The arguments Jones made here have been advanced in Wisconsin, as we’ve described in noting the certification in State v. Walker and State v. Ninham and decision in State v. Jackson. All of these case appear to be on hold awaiting the decision in this case, and the decision here effectively knocks the legs out from under the defendants’ claims—unless, perhaps, the sentencing court in those cases (or any others that might be working their way through the trial and appellate courts) managed to be demonstrably ignorant of the defendant’s age or said absolutely nothing about that factor at sentencing. In that event there might be an argument for resentencing to ensure that the court does, indeed, take youth and its attendant circumstances into account. Short of that scenario, it seems that, hereafter, even the most cursory reference to a defendant’s youth will be sufficient to clear the risibly low hurdle erected by the decision in this case.

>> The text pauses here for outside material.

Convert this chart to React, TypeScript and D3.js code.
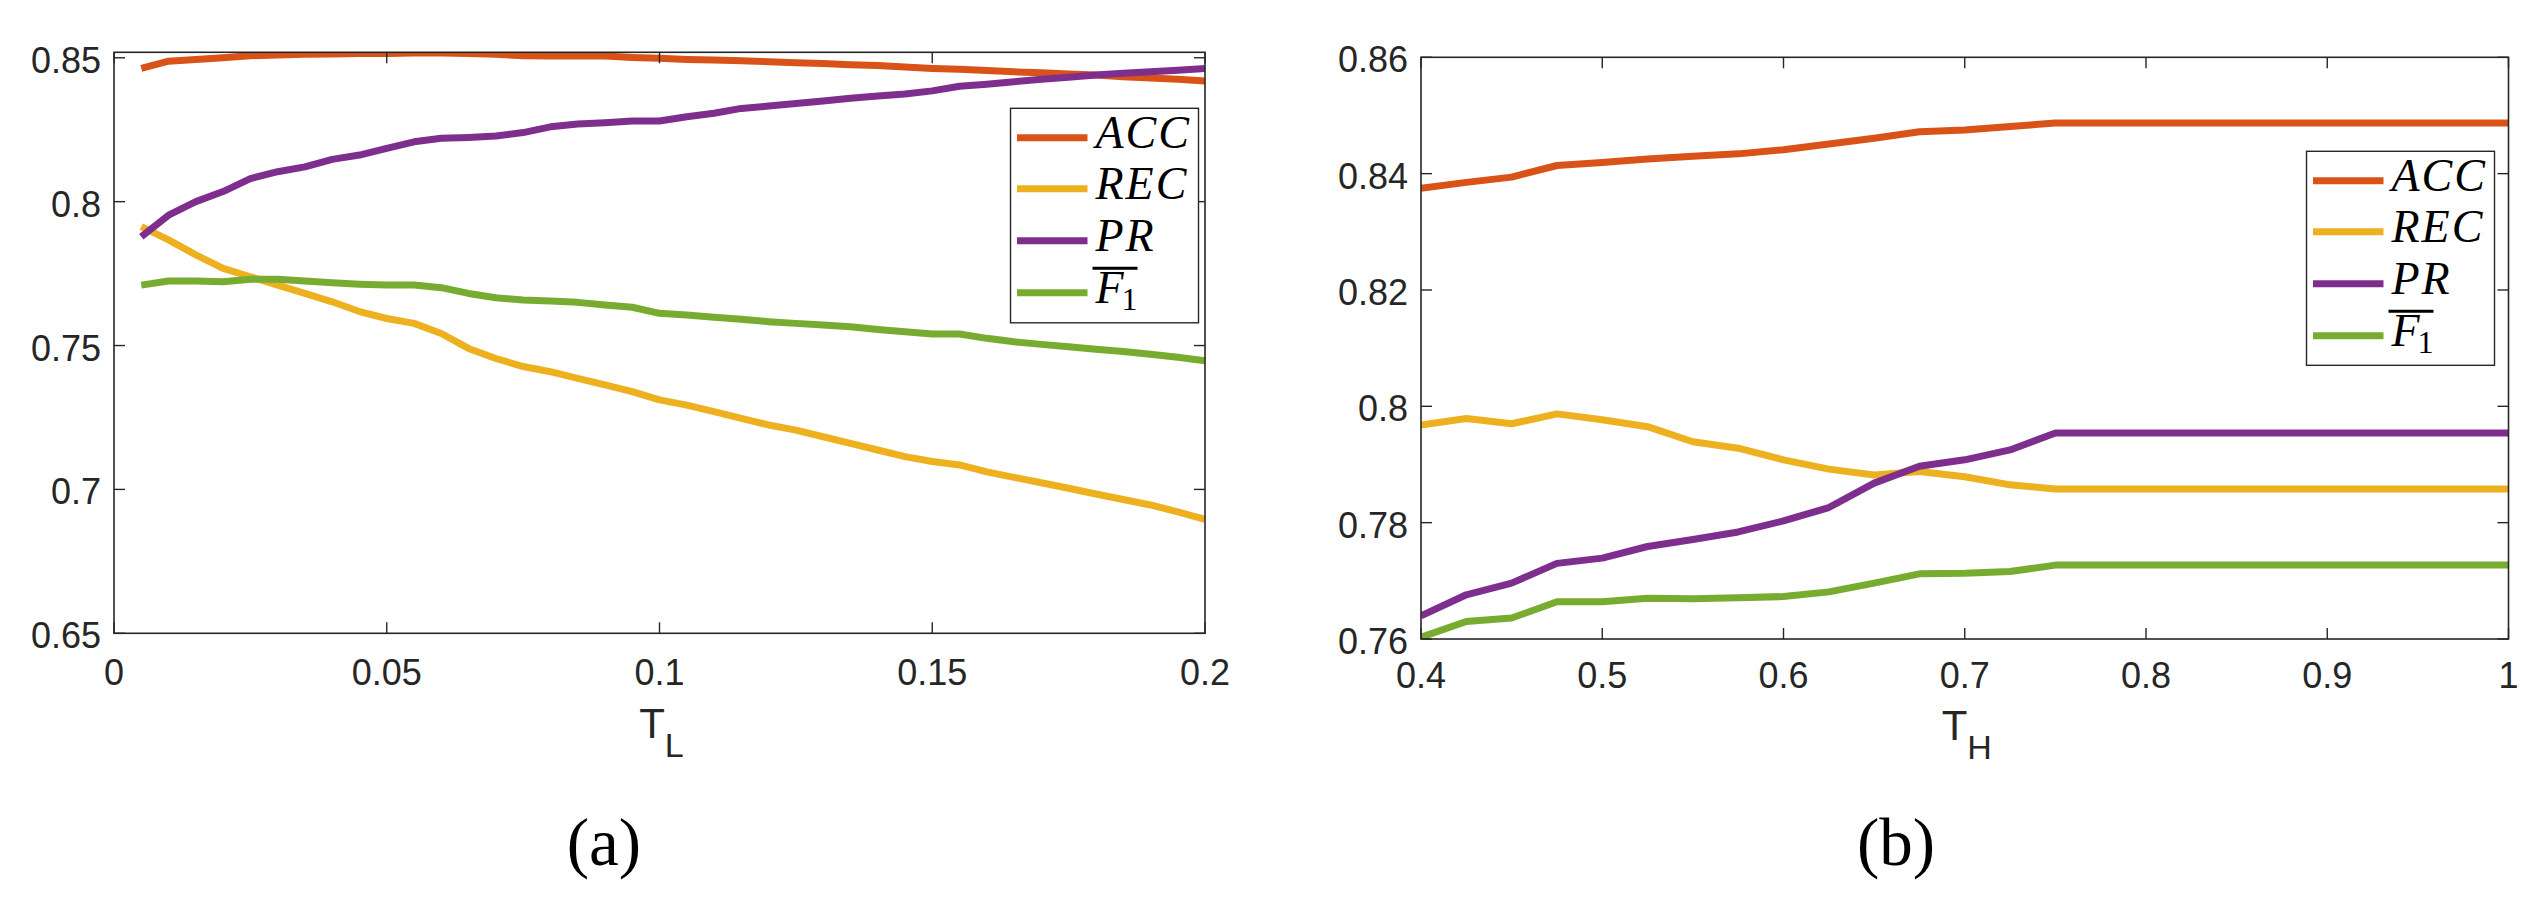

Of course, as the majority is keen to point out (slip op. at 21-22), states could elect to do more to assure sentencing courts consider a defendant’s youth and avoid imposing life without parole except on the most incorrigible of the lot. Some states have. But will Wisconsin? A recent Legislative Council report (at 35 et seq.) outlines some possible approaches. Alas, dear reader, we must with regret advise you not to hold your breath for either the legislature or the supreme court to make any modifications to our wide-open, barely-reviewable, maximum-exercise-of-discretion thank-you-very-much sentencing practices, even when it comes to juveniles.